Adenosine Triphosphate (ATP)

Ok, we're going to give my recipes a break today.  Let's get scientific on a Saturday morning and talk about ATP.  So often I am told by friends and acquaintances that they 'just don't have the energy to work out'. Well, there's a reason they feel that way.  I am going to try to explain this in the simplest way possible... forgive me if I get too technical.  I could go on and on about the details of the energy systems, but, I'm going to try to keep it concise. Most of my posts won't be this scientific (I feel like I'm writing a research paper today), however, I hear the above statement so often that I think it's necessary to explain. Plus, I'm a nerd and find it fascinating!

- First, here's your definition of Adenosine Triphosphate (ATP): Intracellular carrier of chemical energy produced by the body for muscular work. 1
- What this means: The three energy systems I'm about to discuss have a goal of breaking down food to release the chemical energy that makes ATP, which ultimately supplies energy to muscles.2 (Ah, you're catching on now right?) ** You need ATP to make energy to make your muscles move** If you don't have any stores, you won't have the energy to work out - make sense?

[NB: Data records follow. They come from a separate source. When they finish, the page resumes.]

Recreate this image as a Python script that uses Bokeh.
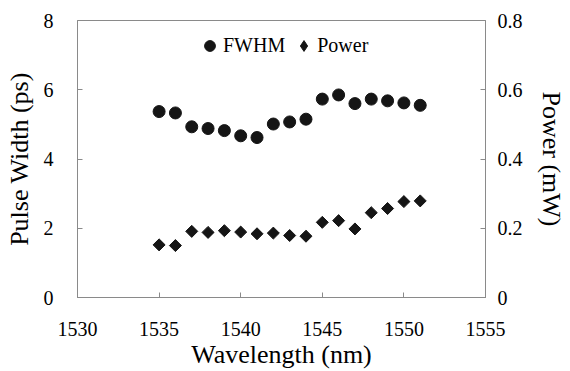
from bokeh.plotting import figure
from bokeh.models import Range1d, LinearAxis, FixedTicker, CustomJSTickFormatter, Legend, LegendItem
from bokeh.embed import file_html
from bokeh.resources import INLINE
import math

wavelength = [1535, 1536, 1537, 1538, 1539, 1540, 1541, 1542, 1543, 1544, 1545, 1546, 1547, 1548, 1549, 1550, 1551]
fwhm = [5.37, 5.33, 4.93, 4.88, 4.82, 4.67, 4.62, 5.01, 5.07, 5.15, 5.73, 5.85, 5.60, 5.73, 5.68, 5.62, 5.55]
power = [0.152, 0.150, 0.191, 0.188, 0.193, 0.189, 0.184, 0.186, 0.179, 0.177, 0.217, 0.222, 0.198, 0.245, 0.257, 0.277, 0.279]

x_ticks = [1530, 1535, 1540, 1545, 1550, 1555]
y_ticks = [0, 2, 4, 6, 8]
p_ticks = [0, 0.2, 0.4, 0.6, 0.8]

FONT = "Liberation Serif"
AX = "#8a8a8a"
MK = "#151515"

p = figure(width=570, height=371, output_backend="svg", toolbar_location=None,
           x_range=Range1d(1530, 1555), y_range=Range1d(0, 8),
           min_border_left=77, min_border_right=85, min_border_top=20, min_border_bottom=73)
p.extra_y_ranges = {"power": Range1d(0, 0.8)}
p.grid.visible = False
p.outline_line_color = AX
p.background_fill_color = "white"
p.border_fill_color = "white"

def style(ax, standoff, lab_standoff):
    ax.axis_line_color = AX
    ax.major_tick_line_color = AX
    ax.major_tick_in = 5
    ax.major_tick_out = 0
    ax.minor_tick_line_color = None
    ax.major_label_text_font = FONT
    ax.major_label_text_font_size = "20px"
    ax.major_label_text_color = "black"
    ax.axis_label_text_font = FONT
    ax.axis_label_text_font_size = "26px"
    ax.axis_label_text_font_style = "normal"
    ax.axis_label_text_color = "black"
    ax.major_label_standoff = standoff
    ax.axis_label_standoff = lab_standoff

xa = p.xaxis[0]
xa.ticker = FixedTicker(ticks=x_ticks)
xa.axis_label = "Wavelength (nm)"
style(xa, 24, 1)

ya = p.yaxis[0]
ya.ticker = FixedTicker(ticks=y_ticks)
ya.axis_label = "Pulse Width (ps)"
style(ya, 24, 7)

ra = LinearAxis(y_range_name="power", axis_label="Power (mW)")
ra.ticker = FixedTicker(ticks=p_ticks)
ra.formatter = CustomJSTickFormatter(code="return String(Math.round(tick*10)/10);")
style(ra, 12, 11)
p.add_layout(ra, "right")

r1 = p.scatter(wavelength, fwhm, marker="circle", size=12, fill_color=MK, line_color=MK)
# small diamond hidden under the rotated squares: used only for the legend glyph
r2_leg = p.scatter(wavelength, power, y_range_name="power", marker="diamond", size=6,
                   fill_color=MK, line_color=MK)
r2 = p.scatter(wavelength, power, y_range_name="power", marker="square", size=8.5, angle=math.pi / 4,
               fill_color=MK, line_color=MK)

legend = Legend(items=[LegendItem(label="FWHM", renderers=[r1]), LegendItem(label="Power", renderers=[r2_leg])],
                orientation="horizontal", location=(119, 238), padding=0, margin=0,
                glyph_width=27, glyph_height=27, label_standoff=0, spacing=5,
                label_text_font=FONT, label_text_font_size="20px", label_text_color="black",
                border_line_color=None, background_fill_alpha=0)
p.add_layout(legend, "center")

open("out.html", "w").write(file_html(p, INLINE))
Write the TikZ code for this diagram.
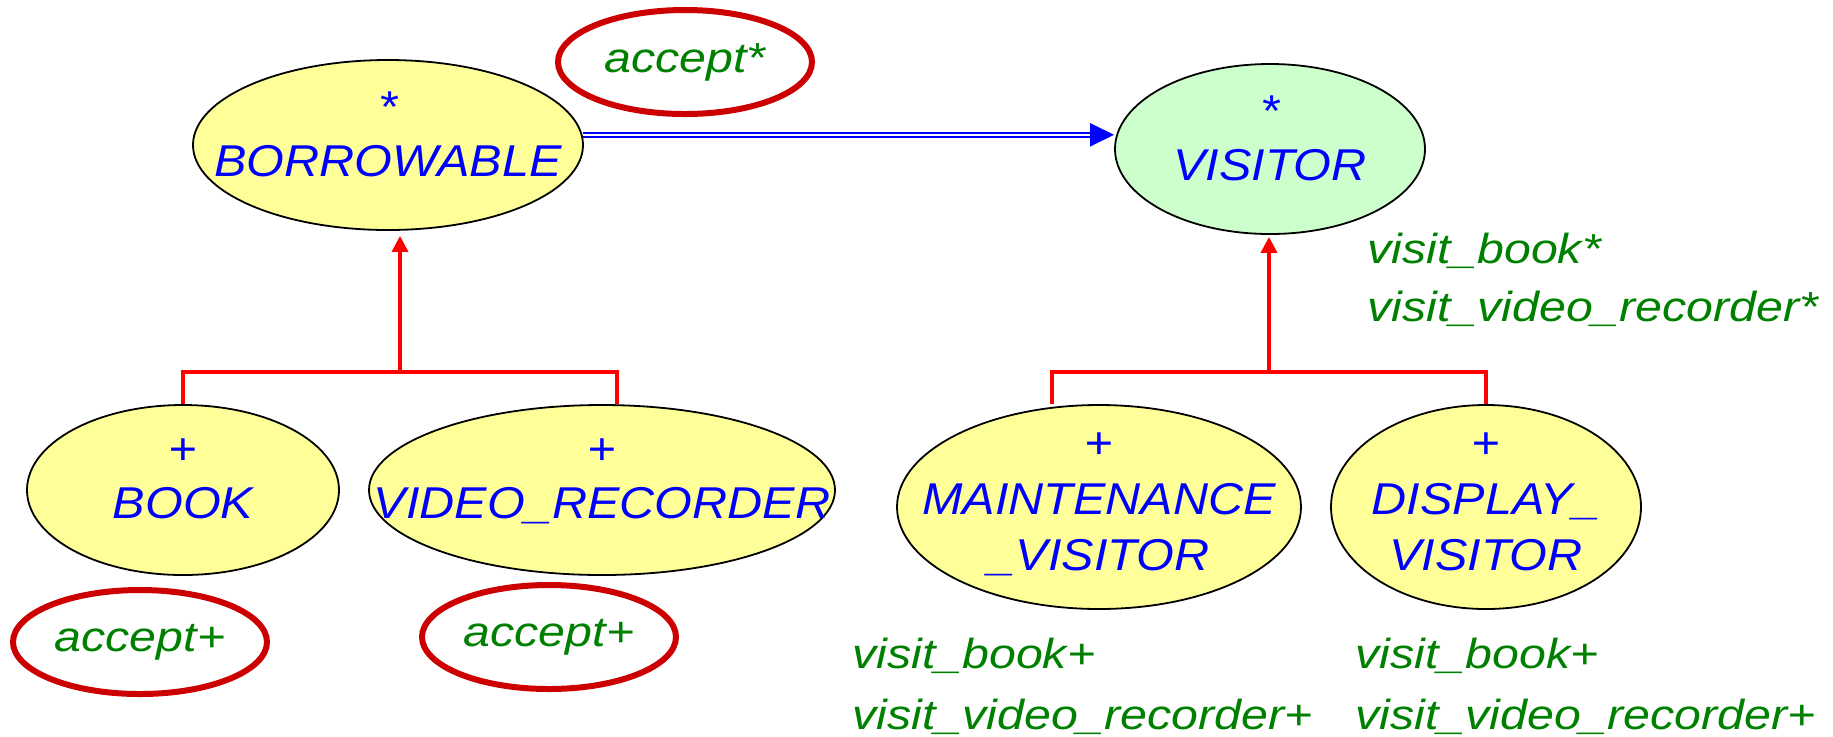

There are three energy systems in the body.  The Phosphagen System, Lactic Acid System, and the Aerobic System.  Two of these systems can operate in the absence of oxygen (Phosphagen and Lactic Acid) - These are your anaerobic systems. 3

1. The Phosphagen System supplies energy very quickly (therefore produces ATP very quickly, but, you will also fatigue quickly). Exercises that do this: Jumping, Sprinting, Lifting heavy weights, Kicking, etc.) 
2. The Lactic Acid System - This energy system uses glucose and produces more ATP than the Phosphagen system, but, it is still limited because its end product is lactic acid which is not well tolerated by the body.5 Exercises that do this: High-intensity sports that result in fatigue after 45-90 second bursts) Soccer, hockey, tennis, etc.

The third system needs oxygen to function.
3. This system is the Aerobic System which uses carbs, fats, and proteins as sources of fuel and produces water and carbon dioxide as end products which means this system has really a never-ending ability to make ATP. It is produced when you stand, walk, fidget, etc. As these activities become more intense - the other energy systems turn on so that ATP production will be complemented. 7

Ok, so now you want to work out, right?!  Here's my workout for the day.  It mainly uses the Phosphagen system. (Aren't you glad you know what that is now?) And you can do it in your own living room - you just need some free weights!

- Jog in place for two minutes
- 30 jump 'n jacks
- 30 butt kicks
- Stretch for a minute
- 20 Squats with overhead press: Grab some free weights (5, 8 or 10 lbs - depending on your strength levels) Check your form on your squat (refer to yesterday's post) and as you push up in your squat put your arms at a 90 degree angle and push the weights up over head
- 20 Alternating lunges with bicep curls (so as you lunge forward, curl your hand weights) Watch your form - make sure your knees do not go over your toes, and push through your heels
- Hit the floor and do 20 bicycle crunches - slow - don't rush these.  These are AMAZING because it works your entire abdominal plus your obliques all at once
- Flip over and hold plank for 45 seconds: Form: you should be completely flat and your back should never dip, if you tilt your hips forward in this position, you'll feel your abs engage and get into perfect form
- Push back into down dog to get a good stretch in
- Get back down into another plank for a minute (if you can't hold it - drop down - we don't need any back injuries) you'll get there eventually
- Do 10 push-ups
- Stand up and do 30 knee highs
- Repeat the squat, lunge, pushup sequences
- End with 30 jump and jacks then cool down and stretch!

Have an awesome Saturday, everyone! Tomorrow we'll talk about pre- Superbowl workouts and snacking tips! GO PATS!!

1, 2, 3, 4, 5, 6, 7 (Fitness Theory & Practice, pg 486, Pfeffer, L., Fawcett, J., Foss, R., Gillete, N., Gladwin, L., Stevens, K.)